For decades, scientists have been toying with the idea that our Universe is - or once was - a giant hologram, where the laws of physics require just two dimensions, but everything appears three-dimensional to us.
As you can imagine, it's not an easy hypothesis to prove, but physicists say they now have observational evidence from the early Universe that fits just as neatly into the so-called hologram principle as it does with the standard Big Bang model.
"We are proposing using this holographic Universe, which is a very different model of the Big Bang than the popularly accepted one that relies on gravity and inflation," says one of the team, Niayesh Afshordi from the University of Waterloo in Ontario, Canada.
"Each of these models makes distinct predictions that we can test as we refine our data and improve our theoretical understanding - all within the next five years."
To be clear, the researchers aren't saying we're living in a hologram right now. They're suggesting that in the very early stages of the Universe - a few hundred thousand years after the Big Bang - everything was being projected into three dimensions from a two-dimensional boundary.
If you're not familiar with the whole 'Our Universe is a hologram' saga, back in the 1990s, physicist Leonard Susskind popularised the idea that the laws of physics as we understand them don't technically require three dimensions.
So how could the Universe appear three-dimensional, but in reality, is only two-dimensional?
The basic idea is that the volume of space is 'encoded' on a boundary - or an observer-dependent gravitational horizon - which means it requires one less dimension than it appears.
So like a 3D hologram projected from a two-dimensional screen, the hypothesis states that the three dimensions of our Universe were projected from a two-dimensional boundary.
Now Afshordi and his team report that after investigating irregularities in the cosmic microwave background - the 'afterglow' of the Big Bang - they've found strong evidence to support a holographic explanation of the early Universe.
"Imagine that everything you see, feel, and hear in three dimensions (and your perception of time) in fact emanates from a flat two-dimensional field," says one of the team, Kostas Skenderis from the University of Southampton in the UK.
"The idea is similar to that of ordinary holograms, where a three-dimensional image is encoded in a two-dimensional surface, such as in the hologram on a credit card. However, this time, the entire Universe is encoded."
The reason physicists even entertained the hologram principle in the first place is because, while the standard model of the Big Bang sounds a whole lot more sensible, there are some gaps in it that are so fundamental, they hold our entire understanding of the laws of physics at bay.
According to the Big Bang scenario, chemical reactions caused a massive expansion that seeded the formation of our Universe, and at the very early stages, it inflated at break-neck speed.
While most physicists accept the reality of cosmic inflation, no one's been able to figure out the exact mechanism responsible for making the Universe expand faster than the speed of light, going from subatomic-sized to golf-ball-sized almost instantaneously.
In fact, just as our current theories of general relativity and quantum mechanics don't add up when we try to explain the behaviour of enormous things down to their very atoms, these fundamental laws of physics can't explain how all the ingredients of the Universe could be balled up into a mind-bogglingly small package.

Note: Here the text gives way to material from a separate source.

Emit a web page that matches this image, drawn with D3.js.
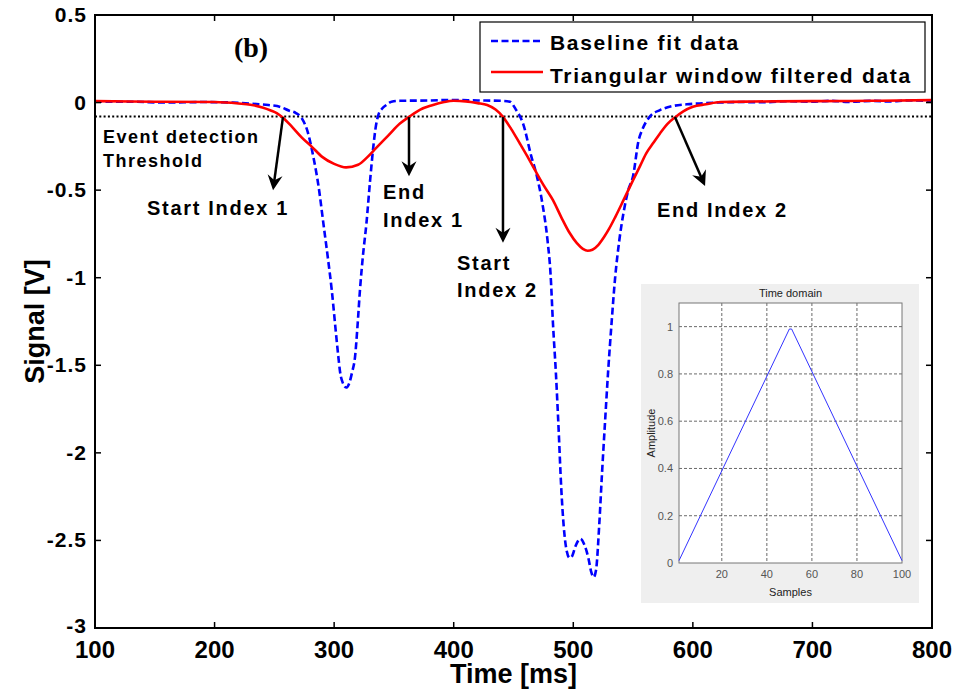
<!DOCTYPE html>
<html><head><meta charset="utf-8">
<script src="https://cdn.jsdelivr.net/npm/d3@7"></script>
<style>
html,body{margin:0;padding:0;background:#fff;}
svg{display:block;}
</style></head>
<body>
<script>
// ---------- data ----------
const xTicks = [100,200,300,400,500,600,700,800];
const yTicks = [0.5,0,-0.5,-1,-1.5,-2,-2.5,-3];
const yTickLabels = ["0.5","0","-0.5","-1","-1.5","-2","-2.5","-3"];

const blueT = [100,130,160,190,215,235,245,255,262,268,273,278,282.6,287,291,295,298,301,303.5,305,307.5,310,312.5,315,317.5,319.5,321.6,324,327,330,332.8,335,337,340,344,348,355,380,400,420,440,447,452,458,465,469,474,478.5,481,483,485.5,487.5,490,492,494.5,497,499,502,506,509,512.6,515,517,519,521.8,524,526.5,529,532,535,538.5,542,546,550,554.5,558,564,572.5,583,595,608,620,640,660,680,700,715,730,750,765,780,800];
const blueV = [0.005,0.005,0.0,0.003,0.0,-0.008,-0.014,-0.025,-0.045,-0.06,-0.09,-0.17,-0.31,-0.48,-0.69,-0.9,-1.07,-1.28,-1.45,-1.54,-1.605,-1.627,-1.605,-1.54,-1.45,-1.28,-1.07,-0.88,-0.69,-0.45,-0.25,-0.13,-0.07,-0.035,-0.012,0.005,0.01,0.012,0.015,0.012,0.01,0.005,-0.04,-0.12,-0.31,-0.405,-0.57,-0.79,-0.98,-1.26,-1.55,-1.83,-2.21,-2.42,-2.56,-2.6,-2.59,-2.53,-2.49,-2.52,-2.6,-2.68,-2.71,-2.67,-2.40,-2.12,-1.83,-1.55,-1.26,-1.0,-0.786,-0.63,-0.5,-0.42,-0.22,-0.15,-0.08,-0.043,-0.02,-0.01,-0.004,0.0,0.003,0.002,0.008,0.005,0.01,0.004,0.01,0.006,0.012,0.008];

const redT = [100,150,200,220,230,240,247,252,257,265,273,281,290,300,310,320,328,335,345,355,363,372,382,392,400,410,420,428,435,441,448,455,461,468,475,483,490,497,503,508,512,516,521,526,530,535,542,550,556,561,567,572.5,579,585,592,600,611,623,650,700,750,800];
const redV = [0.008,0.005,0.003,-0.005,-0.012,-0.028,-0.045,-0.06,-0.085,-0.14,-0.2,-0.25,-0.31,-0.35,-0.37,-0.355,-0.31,-0.26,-0.19,-0.12,-0.08,-0.04,-0.015,0.003,0.01,0.007,-0.003,-0.014,-0.04,-0.08,-0.15,-0.23,-0.3,-0.386,-0.47,-0.557,-0.655,-0.745,-0.803,-0.835,-0.846,-0.84,-0.812,-0.765,-0.72,-0.655,-0.557,-0.443,-0.36,-0.29,-0.23,-0.176,-0.12,-0.085,-0.05,-0.024,-0.01,0.003,0.006,0.008,0.01,0.014];

const threshold = -0.08;
const legendLabels = ["Baseline fit data","Triangular window filtered data"];

// annotations (data coordinates)
const arrows = [
  {t1:257.2, v1:-0.083, t2:248.9, v2:-0.50},
  {t1:362.6, v1:-0.083, t2:362.6, v2:-0.42},
  {t1:441.2, v1:-0.083, t2:441.2, v2:-0.80},
  {t1:585.0, v1:-0.083, t2:610.2, v2:-0.476}
];
const notes = [
  {t:106.7, v:-0.231, s:"Event detection", size:18},
  {t:106.7, v:-0.368, s:"Threshold", size:18},
  {t:143.5, v:-0.642, s:"Start Index 1", size:20},
  {t:340.9, v:-0.552, s:"End", size:20},
  {t:340.9, v:-0.711, s:"Index 1", size:20},
  {t:402.8, v:-0.957, s:"Start", size:20},
  {t:402.8, v:-1.111, s:"Index 2", size:20},
  {t:570.0, v:-0.653, s:"End Index 2", size:20}
];

// inset data
const winSamples = [1,50,51,100];
const winAmp = [0.01,0.99,0.99,0.01];
const insetXTicks = [20,40,60,80,100];
const insetYTicks = [0,0.2,0.4,0.6,0.8,1];
const insetYLabels = ["0","0.2","0.4","0.6","0.8","1"];

// ---------- drawing ----------
const SANS = "'Liberation Sans', Arial, Helvetica, sans-serif";
const SERIF = "'Liberation Serif', 'Times New Roman', serif";
const W = 957, H = 690;
const svg = d3.select("body").append("svg").attr("width", W).attr("height", H)
  .style("font-family", SANS);

const L = 95, R = 932, T = 15, B = 628;
const x = d3.scaleLinear().domain([100,800]).range([L,R]);
const y = d3.scaleLinear().domain([-3,0.5]).range([B,T]);

svg.append("clipPath").attr("id","clip").append("rect")
  .attr("x",L).attr("y",T).attr("width",R-L).attr("height",B-T);

const gPlot = svg.append("g").attr("clip-path","url(#clip)");

// threshold dotted line
gPlot.append("line")
  .attr("x1",x(100)).attr("x2",x(800))
  .attr("y1",y(threshold)).attr("y2",y(threshold))
  .attr("stroke","#000").attr("stroke-width",2).attr("stroke-dasharray","2,2.3");

const line = d3.line().x(d=>x(d[0])).y(d=>y(d[1])).curve(d3.curveMonotoneX);
const blue = blueT.map((t,i)=>[t,blueV[i]]);
const red = redT.map((t,i)=>[t,redV[i]]);

gPlot.append("path").datum(blue).attr("d",line)
  .attr("fill","none").attr("stroke","#0000ff").attr("stroke-width",2.6)
  .attr("stroke-dasharray","7,3.5");
gPlot.append("path").datum(red).attr("d",line)
  .attr("fill","none").attr("stroke","#ff0000").attr("stroke-width",2.6);

// inset
const iL = 679, iR = 902, iT = 303, iB = 563;
svg.append("rect").attr("x",641).attr("y",284).attr("width",278).attr("height",319).attr("fill","#efefef");
svg.append("rect").attr("x",iL).attr("y",iT).attr("width",iR-iL).attr("height",iB-iT).attr("fill","#fff");
const ix = d3.scaleLinear().domain([1,100]).range([iL,iR]);
const iy = d3.scaleLinear().domain([0,1.1]).range([iB,iT]);
const gi = svg.append("g");
insetXTicks.slice(0,4).forEach(v=>{
  gi.append("line").attr("x1",ix(v)).attr("x2",ix(v)).attr("y1",iT).attr("y2",iB)
    .attr("stroke","#444").attr("stroke-width",0.8).attr("stroke-dasharray","3,2");
});
insetYTicks.slice(1).forEach(v=>{
  gi.append("line").attr("x1",iL).attr("x2",iR).attr("y1",iy(v)).attr("y2",iy(v))
    .attr("stroke","#444").attr("stroke-width",0.8).attr("stroke-dasharray","3,2");
});
gi.append("rect").attr("x",iL).attr("y",iT).attr("width",iR-iL).attr("height",iB-iT)
  .attr("fill","none").attr("stroke","#777").attr("stroke-width",1);
gi.append("path").datum(winSamples.map((s,i)=>[s,winAmp[i]]))
  .attr("d",d3.line().x(d=>ix(d[0])).y(d=>iy(d[1])))
  .attr("fill","none").attr("stroke","#3333ff").attr("stroke-width",1);
insetXTicks.forEach(v=>{
  gi.append("text").attr("x",ix(v)).attr("y",iB+15).attr("text-anchor","middle")
    .attr("font-size",11).attr("fill","#555").text(v);
});
insetYTicks.forEach((v,i)=>{
  gi.append("text").attr("x",iL-6).attr("y",iy(v)+4).attr("text-anchor","end")
    .attr("font-size",11).attr("fill","#555").text(insetYLabels[i]);
});
gi.append("text").attr("x",(iL+iR)/2).attr("y",iT-6).attr("text-anchor","middle")
  .attr("font-size",11).attr("fill","#222").text("Time domain");
gi.append("text").attr("x",(iL+iR)/2).attr("y",iB+33).attr("text-anchor","middle")
  .attr("font-size",11).attr("fill","#222").text("Samples");
gi.append("text").attr("transform",`translate(655,${(iT+iB)/2}) rotate(-90)`)
  .attr("text-anchor","middle").attr("font-size",11).attr("fill","#222").text("Amplitude");

// frame and ticks
const gAx = svg.append("g");
gAx.append("rect").attr("x",L).attr("y",T).attr("width",R-L).attr("height",B-T)
  .attr("fill","none").attr("stroke","#000").attr("stroke-width",2);
const tl = 6;
xTicks.forEach(v=>{
  gAx.append("line").attr("x1",x(v)).attr("x2",x(v)).attr("y1",B).attr("y2",B-tl).attr("stroke","#000").attr("stroke-width",1.5);
  gAx.append("line").attr("x1",x(v)).attr("x2",x(v)).attr("y1",T).attr("y2",T+tl).attr("stroke","#000").attr("stroke-width",1.5);
  gAx.append("text").attr("x",x(v)).attr("y",B+30).attr("text-anchor","middle")
    .attr("font-size",24).attr("font-weight","bold").text(v);
});
yTicks.forEach((v,i)=>{
  gAx.append("line").attr("x1",L).attr("x2",L+tl).attr("y1",y(v)).attr("y2",y(v)).attr("stroke","#000").attr("stroke-width",1.5);
  gAx.append("line").attr("x1",R).attr("x2",R-tl).attr("y1",y(v)).attr("y2",y(v)).attr("stroke","#000").attr("stroke-width",1.5);
  gAx.append("text").attr("x",L-8).attr("y",y(v)+(v===-3?5:7)).attr("text-anchor","end")
    .attr("font-size",21).attr("font-weight","bold").attr("letter-spacing",1).text(yTickLabels[i]);
});
svg.append("text").attr("x",(L+R)/2).attr("y",683).attr("text-anchor","middle")
  .attr("font-size",27).attr("font-weight","bold").text("Time [ms]");
svg.append("text").attr("transform",`translate(44,${(T+B)/2}) rotate(-90)`).attr("text-anchor","middle")
  .attr("font-size",27).attr("font-weight","bold").text("Signal [V]");

// (b)
svg.append("text").attr("x",251).attr("y",57).attr("text-anchor","middle")
  .style("font-family", SERIF)
  .attr("font-size",28).attr("font-weight","bold").text("(b)");

// legend
const lg = svg.append("g");
lg.append("rect").attr("x",480).attr("y",22).attr("width",445).attr("height",70)
  .attr("fill","#fff").attr("stroke","#000").attr("stroke-width",1.2);
lg.append("line").attr("x1",491).attr("x2",543).attr("y1",41).attr("y2",41)
  .attr("stroke","#0000ff").attr("stroke-width",2.6).attr("stroke-dasharray","7,3.5");
lg.append("line").attr("x1",491).attr("x2",543).attr("y1",72).attr("y2",72)
  .attr("stroke","#ff0000").attr("stroke-width",2.6);
lg.append("text").attr("x",550).attr("y",50).attr("font-size",21).attr("font-weight","bold")
  .attr("letter-spacing",1.7).text(legendLabels[0]);
lg.append("text").attr("x",550).attr("y",83).attr("font-size",21).attr("font-weight","bold")
  .attr("letter-spacing",1.7).text(legendLabels[1]);

// annotations
notes.forEach(n=>{
  svg.append("text").attr("x",x(n.t)).attr("y",y(n.v)).attr("font-size",n.size)
    .attr("font-weight","bold").attr("letter-spacing",n.size===18?1.5:1.7).text(n.s);
});
arrows.forEach(a=>{
  const x1=x(a.t1), y1=y(a.v1), x2=x(a.t2), y2=y(a.v2);
  const ang = Math.atan2(y2-y1, x2-x1);
  const len = 15, half = 7.5, back = 10;
  const ux=Math.cos(ang), uy=Math.sin(ang), px=-uy, py=ux;
  svg.append("line").attr("x1",x1).attr("y1",y1).attr("x2",x2-ux*6).attr("y2",y2-uy*6)
    .attr("stroke","#000").attr("stroke-width",2.5);
  const p = [
    [x2,y2],
    [x2-ux*len+px*half, y2-uy*len+py*half],
    [x2-ux*back, y2-uy*back],
    [x2-ux*len-px*half, y2-uy*len-py*half]
  ];
  svg.append("path").attr("d","M"+p.map(q=>q.join(",")).join("L")+"Z").attr("fill","#000");
});
</script>
</body></html>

"One [hypothesis] trying to reconcile the two, quantum gravity, says that if you ditch a spatial dimension, you can also ditch gravity in your calculations to make things easier," Ryan F. Mandelbaum explains for Gizmodo.
Enter the hologram principle.
"It's holographic in the sense that there's a description of the Universe based on a lower dimensional system consistent with everything we see from the Big Bang," Afshordi told Mandelbaum.
To test how well the hologram principle could explain the happenings of the Big Bang and its aftermath, the team built a model with one time and two space dimensions.
When they inputted actual data from the Universe, including observations from the cosmic microwave background - thermal radiation emitted a few hundred thousand years after the Big Bang - they found that the two fit perfectly.
But there's a catch - it only fits perfectly when the model Universe is no more than 10 degrees wide.
The researchers say they're far from proving that our early Universe was actually a holographic projection, but the fact that observational evidence from the real world could explain missing parts of the laws of physics in two dimensions means we can't reasonably rule it out.
So does that mean there's a chance we're all living in a hologram right now? Not quite, says Afshordi - their model only applies to the Universe at its very early stages.
The question of how things transitioned from two dimensions to three is now anyone's guess.
"I would say you don't live in a hologram, but you could have come out of a hologram," Afshordi told Gizmodo. "[In 2017], there are definitely three dimensions."
The research has been published in Physical Review Letters.